Na interpretação de Mota, a iniciativa privada pode e deve atuar no mercado da educação, mas tem de haver equilíbrio. Ele defende que a avaliação do poder público deve gerar regulação. Nesse controle mais rigoroso que o governo pretende sustentar, o secretário revela que há um processo administrativo em andamento que poderá descredenciar uma instituição privada por problemas de qualidade.

Mota ressalta que, na década passada, o poder público avaliava e o mercado regulava, o que ele considera "respeitável". Agora, avisa ele, o Estado é o regulador. Exemplo da atuação do ministério, segundo ele, é o que está sendo feito com as faculdades de direito e, posteriormente, vai atingir as faculdades de pedagogia.

O Ministério da Educação vem propondo para algumas instituições privadas de ensino superior na área do direito que assinem termos de compromisso para reduzir a oferta de vagas, elevar as exigências para o corpo docente, limitar o número de alunos por sala de aula e estabelecer um número mínimo de títulos nas bibliotecas. Quem não aderir, terá de defender-se em processo administrativo que poderá levar, no limite, ao fechamento do curso. O secretário diz que a Associação Nacional das Universidades Particulares (Anup) foi à Justiça pedir uma liminar contra essa regulação do ministério, mas seu pedido foi rejeitado.

Na avaliação de Mota, o mercado da educação é de aproximadamente R$ 40 bilhões, igual ao do turismo. Isso é muito atraente para grupos internacionais e, na sua visão, os australianos costumam ser agressivos em seus investimentos nesta área. Empreendedores portugueses também têm especial interesse no país. Esse cenário, para o governo, exige que seja reforçada a mensagem por meio da qual educação é um bem público estratégico para a formação cultural. E não pode ser tratada como mercadoria.

O secretário diz que há total sintonia com o Itamaraty, mas teme que o mercado nacional educacional seja colocado na mesa de negociações do Acordo Geral para o Comércio de Serviços - em inglês, a sigla é GATS - da Organização Mundial do Comércio (OMC). Ele alerta que é muito importante o Congresso aprovar o projeto - parado há dois anos - que estabelece que no mínimo 70% do capital votante das entidades mantenedoras de instituições de ensino superior devem pertencer, direta ou indiretamente, a brasileiros natos ou naturalizados.

"Se tudo estiver conforme o compromisso de atender às normas da OMC/GATS, até que ponto se retirará do poder público nacional o controle da regulamentação no país? É, portanto, um risco para o projeto de desenvolvimento do Brasil aderir à proposta da OMC porque a educação, na concepção governamental brasileira é um bem público e um direito, mas não uma mercadoria", diz Mota.

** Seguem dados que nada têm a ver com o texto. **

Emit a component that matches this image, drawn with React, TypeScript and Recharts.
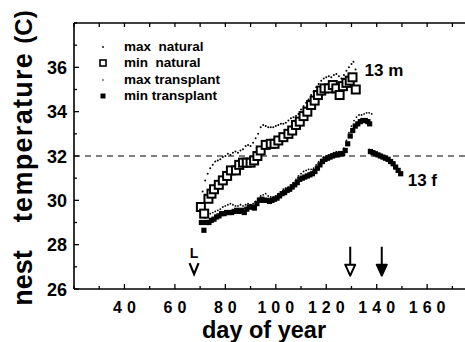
import React from 'react';
import { ScatterChart, Scatter, XAxis, YAxis, ReferenceLine, Legend } from 'recharts';

// ---- data ----
const minNaturalDays = [70.3, 71.6, 73.3, 74.5, 75.5, 77.4, 79, 80.7, 82.2, 84.2, 85.5, 87, 88.5, 90, 91.4, 92.7, 94, 96, 98, 99.5, 101, 103, 105, 106.5, 108, 109.5, 111, 112.5, 114, 115.4, 116.7, 118, 119.3, 121, 122.6, 124, 125.3, 126.6, 128, 129.3, 130.4, 131.7];
const minNaturalTemps = [29.7, 29.4, 30.07, 30.3, 30.5, 30.7, 30.9, 31.1, 31.35, 31.35, 31.6, 31.7, 31.7, 31.7, 31.8, 32.0, 32.25, 32.5, 32.55, 32.55, 32.7, 32.85, 33.0, 33.15, 33.4, 33.55, 33.8, 34.0, 34.3, 34.5, 34.75, 34.95, 35.05, 35.05, 35.2, 35.05, 34.75, 35.15, 35.3, 35.4, 35.55, 35.0];

const maxNaturalDays = [71, 72, 73, 74, 75, 76, 77, 78, 79, 80, 81, 82, 83, 84, 85, 86, 87, 88, 89, 90, 91, 92, 93, 94, 95, 96, 97, 98, 99, 100, 101, 102, 103, 104, 105, 106, 107, 108, 109, 110, 111, 112, 113, 114, 115, 116, 117, 118, 119, 120, 121, 122, 123, 124, 125, 126, 127, 128, 129, 130, 130.8, 131.6];
const maxNaturalTemps = [30.4, 30.9, 31.2, 31.45, 31.6, 31.75, 31.8, 31.85, 31.95, 32.0, 32.1, 32.05, 32.15, 32.2, 32.15, 32.25, 32.3, 32.45, 32.5, 32.45, 32.6, 32.8, 33.0, 33.3, 33.4, 33.35, 33.3, 33.3, 33.3, 33.35, 33.4, 33.45, 33.45, 33.5, 33.6, 33.7, 33.75, 33.8, 33.9, 34.1, 34.25, 34.4, 34.55, 34.75, 34.9, 35.1, 35.25, 35.4, 35.5, 35.55, 35.6, 35.55, 35.65, 35.7, 35.6, 35.5, 35.65, 35.85, 36.0, 36.15, 36.25, 35.9];

const minTransplantDays = [70.5, 71.5, 72.5, 73.5, 74.5, 75.5, 76.5, 77.5, 78.5, 79.5, 80.5, 81.5, 82.5, 83.5, 84.5, 85.5, 86.5, 87.5, 88.5, 89.5, 90.5, 91.5, 92.5, 93.5, 94.5, 95.5, 96.5, 97.5, 98.5, 99.5, 100.5, 101.5, 102.5, 103.5, 104.5, 105.5, 106.5, 107.5, 108.5, 109.5, 110.5, 111.5, 112.5, 113.5, 114.5, 115.5, 116.5, 117.5, 118.5, 119.5, 120.5, 121.5, 122.5, 123.5, 124.5, 125.5, 126.5, 127.5, 128.5, 129.5, 130.5, 131.5, 132.5, 133.5, 134.5, 135.5, 136.5, 137.2,
  137.5, 138.5, 139.5, 140.5, 141.5, 142.5, 143.5, 144.5, 145.5, 146.5, 147.5, 148.5, 149.5];
const minTransplantTemps = [29.0, 28.65, 29.0, 29.0, 29.1, 29.15, 29.25, 29.3, 29.4, 29.4, 29.45, 29.45, 29.45, 29.5, 29.55, 29.5, 29.55, 29.45, 29.6, 29.7, 29.7, 29.65, 29.85, 30.0, 30.05, 30.0, 30.0, 29.95, 30.0, 30.05, 30.1, 30.2, 30.3, 30.35, 30.45, 30.5, 30.6, 30.7, 30.8, 30.95, 31.0, 31.05, 31.1, 31.15, 31.2, 31.3, 31.45, 31.6, 31.75, 31.85, 31.9, 31.95, 32.0, 32.05, 32.05, 32.1, 32.1, 32.25, 32.55, 32.9, 33.15, 33.35, 33.45, 33.55, 33.6, 33.6, 33.55, 33.45,
  32.2, 32.15, 32.1, 32.05, 32.0, 31.95, 31.9, 31.85, 31.75, 31.65, 31.5, 31.35, 31.2];

const maxTransplantDays = [71, 72, 73, 74, 75, 76, 77, 78, 79, 80, 81, 82, 83, 84, 85, 86, 87, 88, 89, 90, 91, 92, 93, 94, 95, 96, 97, 98, 99, 100, 101, 102, 103, 104, 105, 106, 107, 108, 109, 110, 111, 112, 113, 114, 115, 116, 117, 118, 119, 120, 121, 122, 123, 124, 125, 126, 127, 128, 129, 130, 131, 132, 133, 134, 135, 136, 137, 138,
  137, 138, 139, 140, 141, 142, 143, 144, 145, 146, 147, 148, 149];
const maxTransplantTemps = [29.35, 29.2, 29.3, 29.4, 29.45, 29.5, 29.55, 29.6, 29.7, 29.75, 29.8, 29.85, 29.8, 29.75, 29.75, 29.8, 29.75, 29.8, 29.85, 29.8, 29.85, 29.95, 30.1, 30.2, 30.25, 30.3, 30.2, 30.15, 30.15, 30.2, 30.3, 30.35, 30.5, 30.55, 30.6, 30.7, 30.8, 30.95, 31.1, 31.2, 31.3, 31.35, 31.4, 31.4, 31.45, 31.6, 31.75, 31.85, 31.95, 32.0, 32.05, 32.1, 32.15, 32.2, 32.2, 32.2, 32.35, 32.7, 33.05, 33.35, 33.6, 33.75, 33.85, 33.85, 33.9, 33.95, 33.95, 33.9,
  32.3, 32.25, 32.2, 32.15, 32.1, 32.05, 32.0, 31.95, 31.9, 31.8, 31.7, 31.55, 31.4];

const xTicks = [20, 30, 40, 50, 60, 70, 80, 90, 100, 110, 120, 130, 140, 150, 160, 170];
const xLabelled = [40, 60, 80, 100, 120, 140, 160];
const yTicks = [26, 27, 28, 29, 30, 31, 32, 33, 34, 35, 36, 37, 38];
const yLabelled = [26, 28, 30, 32, 34, 36];
const threshold = 32;

// annotations in data coordinates
const arrowMarks = [
  { day: 129.5, temp: 26.6, kind: 'open' },
  { day: 142, temp: 26.6, kind: 'filled' },
];
const layMark = [{ day: 67.6, temp: 26.9, label: 'L' }];
const seriesLabels = [
  { day: 135.2, temp: 35.9, label: '13 m' },
  { day: 152.3, temp: 30.9, label: '13 f' },
];

const legendItems = ['max  natural', 'min  natural', 'max transplant', 'min transplant'];

const zip = (d: number[], t: number[]) => d.map((day, i) => ({ day, temp: t[i] }));
const minNatural = zip(minNaturalDays, minNaturalTemps);
const maxNatural = zip(maxNaturalDays, maxNaturalTemps);
const minTransplant = zip(minTransplantDays, minTransplantTemps);
const maxTransplant = zip(maxTransplantDays, maxTransplantTemps);

const FONT = '"Liberation Sans", Arial, Helvetica, sans-serif';

const XTick = (props: any) => {
  const { x, y, payload } = props;
  const v = payload.value;
  const major = xLabelled.includes(v);
  return (
    <g>
      <line x1={x} x2={x} y1={y} y2={y - (major ? 5 : 3)} stroke="#000" strokeWidth={1.3} />
      {major && (
        <text x={x + 2.5} y={y + 24} textAnchor="middle" fontFamily={FONT} fontWeight="bold" fontSize={16} letterSpacing={5} fill="#000">
          {v}
        </text>
      )}
    </g>
  );
};

const TopTick = (props: any) => {
  const { x, y } = props;
  return <line x1={x} x2={x} y1={y} y2={y + 4} stroke="#000" strokeWidth={1.3} />;
};

const YTick = (props: any) => {
  const { x, y, payload } = props;
  const v = payload.value;
  const major = yLabelled.includes(v);
  return (
    <g>
      <line x1={x} x2={x + (major ? 5 : 3)} y1={y} y2={y} stroke="#000" strokeWidth={1.3} />
      {major && (
        <text x={x - 7} y={y + 6.5} textAnchor="end" fontFamily={FONT} fontWeight="bold" fontSize={18} fill="#000">
          {v}
        </text>
      )}
    </g>
  );
};

const OpenSquare = (p: any) => (
  <rect x={p.cx - 4} y={p.cy - 4} width={8} height={8} fill="#fff" stroke="#000" strokeWidth={2} />
);
const FilledSquare = (p: any) => (
  <rect x={p.cx - 2.6} y={p.cy - 2.6} width={5.2} height={5.2} fill="#000" />
);
const SmallDot = (p: any) => <circle cx={p.cx} cy={p.cy} r={1} fill="#000" />;
const TinyDot = (p: any) => <circle cx={p.cx} cy={p.cy} r={0.9} fill="#000" />;

const Arrow = (p: any) => {
  const { cx, cy, payload } = p;
  const open = payload.kind === 'open';
  return (
    <g>
      <line x1={cx} x2={cx} y1={cy - 29} y2={cy - 8} stroke="#000" strokeWidth={2} />
      <path d={`M${cx - 5},${cy - 11} L${cx + 5},${cy - 11} L${cx},${cy} Z`} fill={open ? '#fff' : '#000'} stroke="#000" strokeWidth={2} strokeLinejoin="round" />
    </g>
  );
};

const LayMark = (p: any) => {
  const { cx, cy, payload } = p;
  return (
    <g>
      <text x={cx} y={cy - 11} textAnchor="middle" fontFamily={FONT} fontWeight="bold" fontSize={14} fill="#000">
        {payload.label}
      </text>
      <path d={`M${cx - 4.5},${cy - 6} L${cx},${cy + 5} L${cx + 4.5},${cy - 6}`} fill="none" stroke="#000" strokeWidth={2.2} />
    </g>
  );
};

const SeriesLabel = (p: any) => {
  const { cx, cy, payload } = p;
  return (
    <text x={cx} y={cy + 6} textAnchor="start" fontFamily={FONT} fontWeight="bold" fontSize={17} fill="#000">
      {payload.label}
    </text>
  );
};

const LegendContent = () => {
  const symbols = [
    <circle cx={5} cy={5} r={0.9} fill="#000" />,
    <rect x={2} y={2} width={6} height={6} fill="#fff" stroke="#000" strokeWidth={1.6} />,
    <circle cx={5} cy={5} r={0.8} fill="#000" />,
    <rect x={2.5} y={2.5} width={5} height={5} fill="#000" />,
  ];
  return (
    <div style={{ fontFamily: FONT, fontWeight: 'bold', fontSize: 13.5, lineHeight: '16.3px', color: '#000' }}>
      {legendItems.map((t, i) => (
        <div key={t} style={{ display: 'flex', alignItems: 'center', height: 16.3 }}>
          <svg width={10} height={10} style={{ marginRight: 16 }}>{symbols[i]}</svg>
          <span style={{ whiteSpace: 'pre' }}>{t}</span>
        </div>
      ))}
    </div>
  );
};

export default function App() {
  return (
    <div style={{ position: 'absolute', left: 0, top: 0, width: 465, height: 342, background: '#fff' }}>
      <ScatterChart width={465} height={342} margin={{ top: 18, right: 0, bottom: 0, left: 0 }}>
        <XAxis
          xAxisId="b"
          dataKey="day"
          type="number"
          domain={[20, 175]}
          ticks={xTicks}
          interval={0}
          allowDataOverflow
          height={53}
          tickSize={0}
          tickMargin={0}
          tickLine={false}
          axisLine={{ stroke: '#000', strokeWidth: 1.6 }}
          tick={<XTick />}
        />
        <XAxis
          xAxisId="t"
          orientation="top"
          dataKey="day"
          type="number"
          domain={[20, 175]}
          ticks={xTicks}
          interval={0}
          allowDataOverflow
          height={5}
          tickSize={0}
          tickMargin={0}
          tickLine={false}
          axisLine={{ stroke: '#000', strokeWidth: 1.6 }}
          tick={<TopTick />}
        />
        <YAxis
          dataKey="temp"
          type="number"
          domain={[26, 38]}
          ticks={yTicks}
          interval={0}
          allowDataOverflow
          width={74}
          tickSize={0}
          tickMargin={0}
          tickLine={false}
          axisLine={{ stroke: '#000', strokeWidth: 1.6 }}
          tick={<YTick />}
        />
        <ReferenceLine xAxisId="b" y={threshold} stroke="#000" strokeWidth={1.2} strokeDasharray="6 5" />
        <Scatter xAxisId="b" name="max natural" data={maxNatural} shape={<SmallDot />} isAnimationActive={false} />
        <Scatter xAxisId="b" name="max transplant" data={maxTransplant} shape={<TinyDot />} isAnimationActive={false} />
        <Scatter xAxisId="b" name="min transplant" data={minTransplant} shape={<FilledSquare />} isAnimationActive={false} />
        <Scatter xAxisId="b" name="min natural" data={minNatural} shape={<OpenSquare />} isAnimationActive={false} />
        <Scatter xAxisId="b" name="arrows" data={arrowMarks} shape={<Arrow />} isAnimationActive={false} legendType="none" />
        <Scatter xAxisId="b" name="lay" data={layMark} shape={<LayMark />} isAnimationActive={false} legendType="none" />
        <Scatter xAxisId="b" name="labels" data={seriesLabels} shape={<SeriesLabel />} isAnimationActive={false} legendType="none" />
        <Legend
          layout="vertical"
          verticalAlign="middle"
          align="center"
          content={<LegendContent />}
          wrapperStyle={{ left: 98, top: 39, width: 'auto' }}
        />
      </ScatterChart>
      <svg width={465} height={342} style={{ position: 'absolute', left: 0, top: 0, pointerEvents: 'none' }}>
        <g fontFamily={FONT} fontWeight="bold" fill="#000">
          <text transform="translate(32,278) rotate(-90)" textAnchor="middle" fontSize={27}>nest</text>
          <text transform="translate(32,137) rotate(-90)" textAnchor="middle" fontSize={27} letterSpacing={1.3}>temperature</text>
          <text transform="translate(32,27) rotate(-90)" textAnchor="middle" fontSize={24}>(C)</text>
          <text x={264} y={338} textAnchor="middle" fontSize={23.5}>day of year</text>
        </g>
      </svg>
    </div>
  );
}
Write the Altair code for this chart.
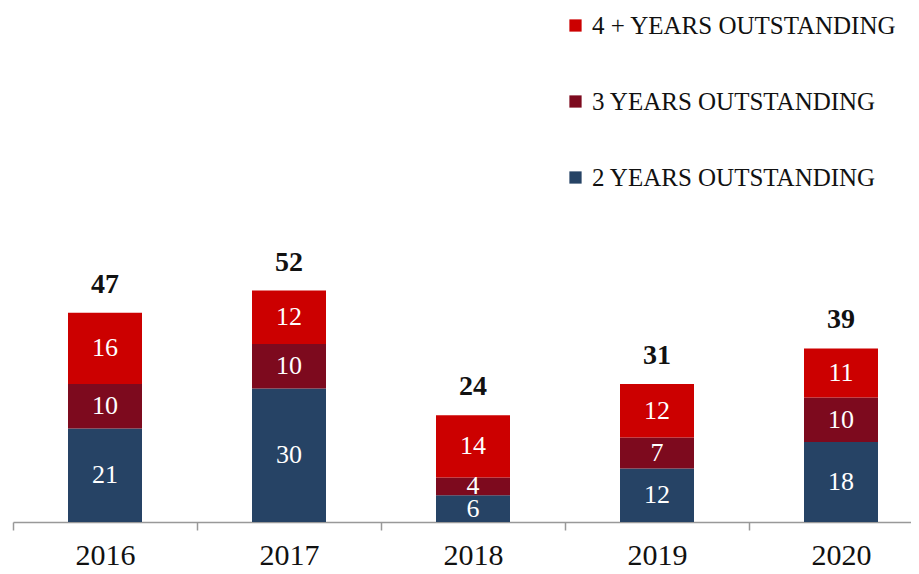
import altair as alt
import pandas as pd

years = ["2016", "2017", "2018", "2019", "2020"]
two_years = [21, 30, 6, 12, 18]
three_years = [10, 10, 4, 7, 10]
four_years = [16, 12, 14, 12, 11]
totals = [47, 52, 24, 31, 39]
series = ["2 YEARS OUTSTANDING", "3 YEARS OUTSTANDING", "4 + YEARS OUTSTANDING"]
legend_order = ["4 + YEARS OUTSTANDING", "3 YEARS OUTSTANDING", "2 YEARS OUTSTANDING"]
colors = ["#CC0000", "#7D0A1E", "#264365"]

rows = []
for i, y in enumerate(years):
    for k, (s, vals) in enumerate(zip(series, [two_years, three_years, four_years])):
        rows.append({"year": y, "series": s, "order": k, "value": vals[i]})
df = pd.DataFrame(rows)
tot = pd.DataFrame({"year": years, "total": totals})

FONT = "Liberation Serif"
xscale = alt.Scale(domain=years, range=[0, 920], paddingInner=0, paddingOuter=0)
yscale = alt.Scale(domain=[0, 115.5], nice=False, zero=True)
xaxis = alt.Axis(labelAngle=0, labelFont=FONT, labelFontSize=30, labelColor="#111",
                 domainColor="#999", tickColor="#999", tickSize=8, tickBand="extent",
                 grid=False, labelPadding=10, domainWidth=1.5, tickWidth=1.5, title=None)

base = alt.Chart(df).transform_stack(
    stack="value", groupby=["year"], sort=[alt.SortField("order")], as_=["y0", "y1"]
).transform_calculate(mid="(datum.y0 + datum.y1) / 2")

bars = base.mark_bar(size=74).encode(
    x=alt.X("year:N", scale=xscale, axis=xaxis),
    y=alt.Y("y0:Q", scale=yscale, axis=None),
    y2="y1:Q",
    color=alt.Color("series:N", scale=alt.Scale(domain=legend_order, range=colors),
                    legend=alt.Legend(title=None, orient="none", legendX=550, legendY=5,
                                      symbolType="square", symbolSize=150, symbolStrokeWidth=0,
                                      labelFont=FONT, labelFontSize=25, labelColor="#111",
                                      rowPadding=50, labelOffset=4, labelLimit=400)),
)

seg_text = base.mark_text(font=FONT, fontSize=26, color="white", baseline="middle").encode(
    x=alt.X("year:N", scale=xscale, axis=xaxis),
    y=alt.Y("mid:Q", scale=yscale, axis=None),
    text="value:Q",
)

tot_text = alt.Chart(tot).mark_text(font=FONT, fontSize=28, fontWeight="bold", color="#111",
                                    baseline="middle", dy=-28).encode(
    x=alt.X("year:N", scale=xscale, axis=xaxis),
    y=alt.Y("total:Q", scale=yscale, axis=None),
    text="total:Q",
)

chart = alt.layer(bars, seg_text, tot_text).properties(
    width=898, height=514,
    background="white",
    autosize=alt.AutoSizeParams(type="none"),
    padding={"left": 5, "top": 0, "right": 0, "bottom": 52},
).configure_view(stroke="transparent", strokeWidth=0)

chart.save("out.html", embed_options={"renderer": "svg", "actions": False})
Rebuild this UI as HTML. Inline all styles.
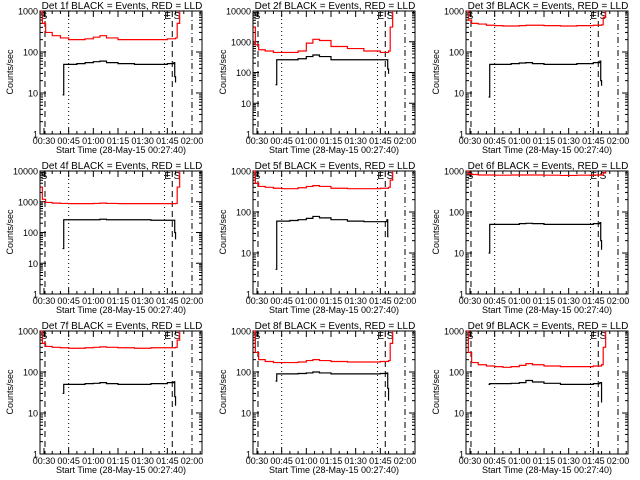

O projeto que prevê novas normas de regulação está parado há dois anos no Congresso. Ele foi enviado pelo Executivo em regime de urgência, mas esse pedido foi retirado. Mota diz que, se esse projeto for aprovado, vai definir critérios mais precisos de avaliação e estabelecer políticas públicas estáveis. A falta de regulação adequada e avaliações consistentes significa, para o secretário, permitir que, ao lado de boas instituições privadas, se estabeleçam empresas onde o lucro é tratado como algo muito mais importante do que a educação.

Mota, contudo, está pessimista quanto à possibilidade de tramitação rápida do projeto. Ele argumenta que o primeiro relator designado, Paulo Delgado (PT-MG), não se reelegeu. O atual relator, Gastão Vieira (PMDB-MA), é candidato à prefeitura de São Luís e, portanto, não terá muito tempo para dedicar-se ao assunto ao longo deste ano de eleições municipais.